After falling roughly 50% in the past 12 months, its stock jumped over 20% on Tuesday when a Toronto-based hedge fund controlling 5.4% of shares started an activist campaign. The hedge fund believes that Dominion’s share price has “suffered excessively and unnecessarily as a result of misguided policies and missed opportunities.” After the announcement, Dominion reportedly hired Rothschild & Co. to advise on a potential sale of the company.
Are big changes on the way, or will investors end up disappointed?
Tough times for the industry
While Dominion’s management team has highlighted various ways it can grow the business, no miner can overcome a bear market in its primary commodity. This year diamond prices have fallen 15%, while demand projections continue to come down. In addition to Dominion, no competitor has been able to fight the tide. That includes Petra Diamonds Limited, which is down 52% this year, and Anglo American plc, which is down 75%.
Despite a tough industry outlook, Dominion is pushing forward with growth projects. The company will end up spending $209 million in projects this year and has plans to spend an even greater amount in 2016. Most competitors seem to disagree with Dominion’s rosy outlook.
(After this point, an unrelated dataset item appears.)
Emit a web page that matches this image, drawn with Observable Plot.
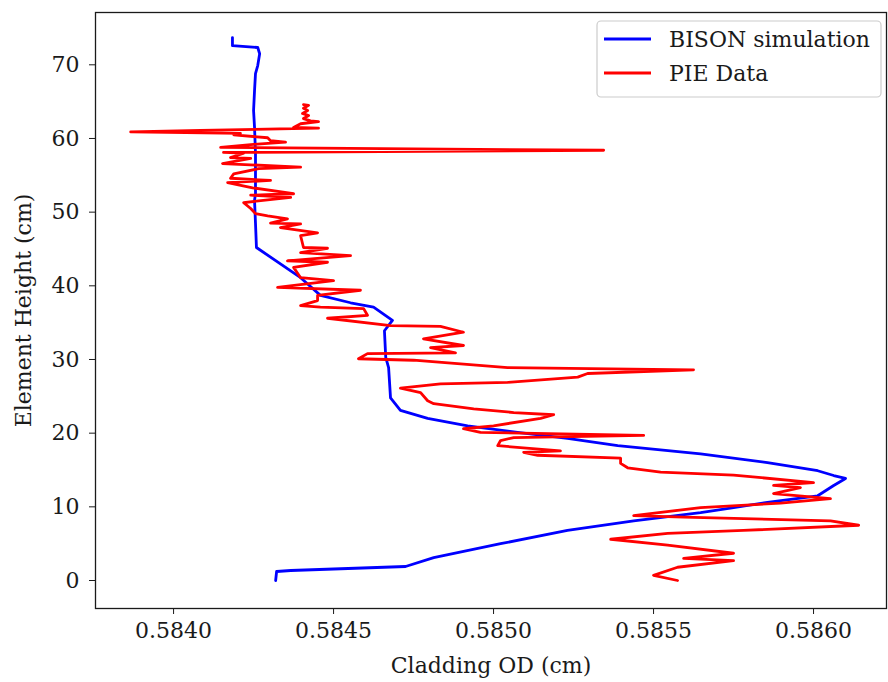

Industry giant De Beers SA announced that it will cut diamond production by 10% this year and will cut a similar amount next year. Dominion, however, still believes its contrarian stance will pay off.
Will demand rise?
Underpinning Dominion’s bullish outlook is its expectation that demand will grow. While total consumer spending on diamonds was $25 billion in 2013, the company believes this will grow to $31 billion by 2018.
So far, this projection looks overly optimistic. Chinese demand, the primary source of growth, has been surprisingly underwhelming. As a result, diamond inventories have been piling up, contributing to depressed prices. Without demand growth from China, Dominion is in a tough position.
Management missteps like this are a big part of why investors are calling for changes. For now at least, it appears as if shareholders can expect some relief.
Room for changes
K2 & Associates, the hedge fund that started an activist campaign, revealed that Dominion’s independent directors have agreed to meet the first week of January. One major source of discussion should be the firm’s massive cash pile. The miner has amassed net cash of $284 million, which is equal to about 40% of its market capitalization.
While management wants to continue pouring this into growth projects, these funds are perhaps better used for a massive share buyback. Not only would this help support the stock price, but it would also provide current investors an additional reason to hold the stock. Cash flows from impending projects aren’t expected to flow until mid-2016. If the company’s’ directors agree, this could help sustain the recent pop until cash flows grow or an acquirer is found.